Below is another tauroctony scene from a different ancient mithraeum, which also features Cautes and Cautopates.  Can you spot them and their crossed legs and torches (one pointing down for Cautopates and one pointing up for Cautes)?


































image: Wikimedia commons (link)

Once again, they should be relatively easy to spot.  Their crossed legs are very clear in the above image, due to the way they happen to stand out in the photograph.  Below is the same image, with boxes drawn around Cautes and Cautopates to indicate their location, and arrows on each torch pointing in the direction of the flame, which is pointing down in the case of Cautopates on the left, and up in the case of Cautes on the right:


































Based on what we have discussed in many previous posts at this point, Ulansey's argument that these two figures represent the two equinoxes is almost certainly correct.  Below is the now-familiar image of the zodiac wheel of the year, which has a large "X" at each equinox to indicate a "crossing."





































As I discussed with Henrik Palmgren in my most-recent interview on Red Ice Radio, Mithraism (the cult of Sol Invictus Mithras) may play a far more important role in world history than most people (or even most conventional scholars of Mithraism or of ancient history in general) realize at this time. Historian and author Flavio Barbiero has published a book entitled The Secret Society of Moses: The Mosaic Bloodline and a Conspiracy Spanning Three Millennia (2010) in which he presents evidence that the cult of Sol Invictus Mithras was used as an underground "nerve center" for certain former priestly families of Judea whom Barbiero argues were brought to Rome after the conquest of Judea and the fall of the Temple in Jerusalem in AD 70, at the hands of the general (and future emperor) Titus, who was prosecuting the military campaign in conjunction with his father, Vespasian.
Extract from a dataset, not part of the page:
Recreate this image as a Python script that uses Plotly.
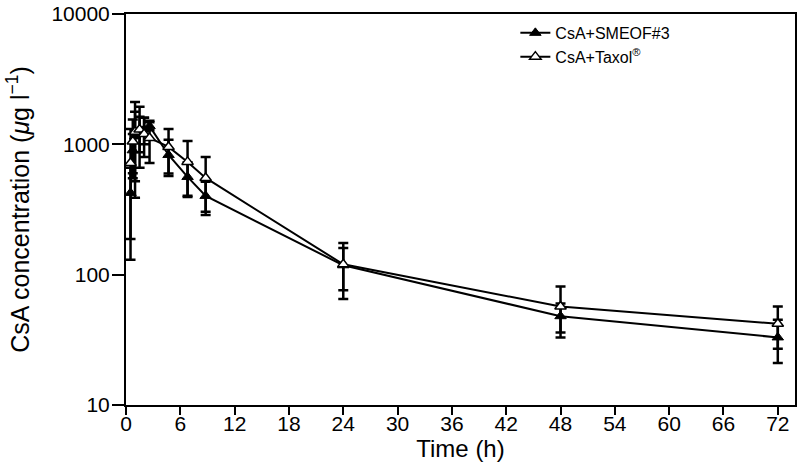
import plotly.graph_objects as go

# Time points (h)
time_h = [0.5, 0.75, 1, 1.5, 2, 2.6, 4.7, 6.8, 8.8, 24, 48, 72]

# CsA+SMEOF#3 (filled triangles)
smeof_conc = [424, 900, 1150, 1250, 1300, 1380, 829, 562, 402, 118, 48, 33]
smeof_err = [236, 300, 630, 380, 300, 100, 257, 167, 115, 42, 12, 12]

# CsA+Taxol (open triangles)
taxol_conc = [720, 1050, 1250, 1300, 1200, 1120, 955, 733, 552, 120, 57, 42]
taxol_err = [590, 500, 860, 640, 400, 400, 358, 329, 248, 55, 24, 15]

x_ticks = list(range(0, 73, 6))
y_ticks = [10, 100, 1000, 10000]
y_ticktext = ["10", "100", "1000", "10000"]

FONT = "Liberation Sans, Arial, Helvetica, sans-serif"

fig = go.Figure()

fig.add_trace(go.Scatter(
    x=time_h, y=smeof_conc, mode="lines+markers", name="CsA+SMEOF#3",
    line=dict(color="black", width=2),
    marker=dict(symbol="triangle-up", size=10, color="black",
                line=dict(color="black", width=1)),
    error_y=dict(type="data", array=smeof_err, visible=True,
                 color="black", thickness=2.5, width=5),
))

fig.add_trace(go.Scatter(
    x=time_h, y=taxol_conc, mode="lines+markers", name="CsA+Taxol<sup>®</sup>",
    line=dict(color="black", width=2),
    marker=dict(symbol="triangle-up", size=10, color="white",
                line=dict(color="black", width=1.5)),
    error_y=dict(type="data", array=taxol_err, visible=True,
                 color="black", thickness=2.5, width=5),
))

fig.update_layout(
    width=799, height=475,
    margin=dict(l=126, r=4, t=14, b=70, autoexpand=False),
    paper_bgcolor="white", plot_bgcolor="white",
    font=dict(family=FONT, color="black", size=21),
    showlegend=True,
    legend=dict(x=0.582, y=0.995, xanchor="left", yanchor="top",
                bgcolor="rgba(0,0,0,0)", font=dict(size=16, family=FONT),
                tracegroupgap=0),
    xaxis=dict(
        range=[0, 73.9], tickmode="array", tickvals=x_ticks,
        ticks="outside", ticklen=8, tickwidth=2, tickcolor="black",
        showline=True, linecolor="black", linewidth=2, mirror=True,
        showgrid=False, zeroline=False,
        tickfont=dict(size=21), ticklabelstandoff=-9,
        ticklabeloverflow="allow",
        title=dict(text="Time (h)", font=dict(size=24), standoff=0),
    ),
    yaxis=dict(
        type="log", range=[1, 4], tickmode="array", tickvals=y_ticks,
        ticktext=y_ticktext,
        ticks="outside", ticklen=12, tickwidth=2, tickcolor="black",
        showline=True, linecolor="black", linewidth=2, mirror=True,
        showgrid=False, zeroline=False,
        tickfont=dict(size=21), ticklabelstandoff=-2,
        ticklabeloverflow="allow",
        title=dict(text="CsA concentration (<i>μ</i>g l<sup>−1</sup>)",
                   font=dict(size=25), standoff=15),
    ),
)

fig.write_html(
    "out.html",
    config={"displayModeBar": False},
    post_script="document.body.style.margin='0';document.body.style.overflow='hidden';",
)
Admiral Barbiero argues that Mithraism basically functioned as an extremely effective secret society, and one which spread through certain strategically-chosen institutions in the Roman Empire, including the Praetorian Guard, the Roman army at large, the centers of trade and commerce (in particular the ports and customs-facilities) and the organs of the political bureaucracy.  It took some time (almost two hundred years), but this "nerve center" eventually gained so much power that it was able to install and remove emperors at will.  The extensive evidence to support this amazing claim is discussed at length in Barbiero's book, and it is also discussed in The Undying Stars in conjunction with that book's examination of the question of "what happened to the ancient wisdom?" Interested readers can also get an overview of the theory in this article which Flavio Barbiero published in 2010 on the Graham Hancock website.

According to this theory, the nobility which controlled Europe during the Middle Ages (as well as the leaders of the western church) almost certainly descended directly from the same lines of priestly families who came to Rome with Vespasian and Titus after the fall of Jerusalem.  Interestingly enough, Barbiero finds evidence for this theory (in addition to the bigger pieces of evidence which are discussed in that linked article and which make up the bigger part of his argument) in the fraternal orders which formed among the European nobility during the Crusades -- including the most famous of these, the Knights Templar.

Those familiar with the history of the Knights Templar may have already been struck by the distinctive "legs crossed" symbology in the foregoing discussion, from the temples of Sol Invictus Mithras.  Barbiero argues that it was probably within "some associations of nobles in which the most authentic spirit of the original institution of Sol Invictus could have survived" (333).  He makes note of the connection between the fact that the funeral monuments of Templar knights represent their effigies with their legs crossed, and says "we cannot imagine that it is a simple coincidence that in all the mithraea there are always two characters with their legs crossed in the same way" (337).

That the members of the noble families who were descended from those original priestly lines who defended the land of Judea and the Temple of Jerusalem against the invading Roman armies under Vespasian and Titus would form dedicated military orders which had secret rituals and shared symbology with the ancient cult of Sol Invictus perfectly accords with Barbiero's thesis. In fact, he writes of knights who made up the top rank of these military orders (such as the Templars):
To all effects, they were professional warriors dedicated to war, which always appeared to be a striking anomaly in the Catholic religion, in flagrant contrast to the pacifism preached by Christ.  In reality, this was no anomaly, but was instead a perfect continuation of the traditions of the priestly family.  Josephus Flavius was a priest but also a warrior and a military leader.  The followers of Sol Invictus had taken control of the Roman army and were, first of all, military men. 335.
Below are some images of the tombs of various Templar knights. In the first one, for example, you can see that the two knights on the right-hand side of the photograph (as we look at it) have their legs crossed:





































image: Wikimedia commons (link)

Below is a drawing of another effigy of a knight from his tomb.  You can clearly see that his legs are crossed:























image: Wikimedia commons (link)

And finally, one more drawing of effigies of knights from medieval tombs.  The tomb closer to the viewer clearly depicts an effigy with the legs crossed in the same distinctive manner:

























image: Wikimedia commons (link)

There is much more to this subject, but this connection alone constitutes yet another piece of evidence supporting Flavio Barbiero's theory as presented in his book, a theory which is very important for the question of "what happened" to the common system of celestial allegory which underlies virtually all of the world's ancient sacred texts (including those which found their way into what today we refer to as the Bible), and to the knowledge that this ancient wisdom should actually unite mankind, instead of dividing us.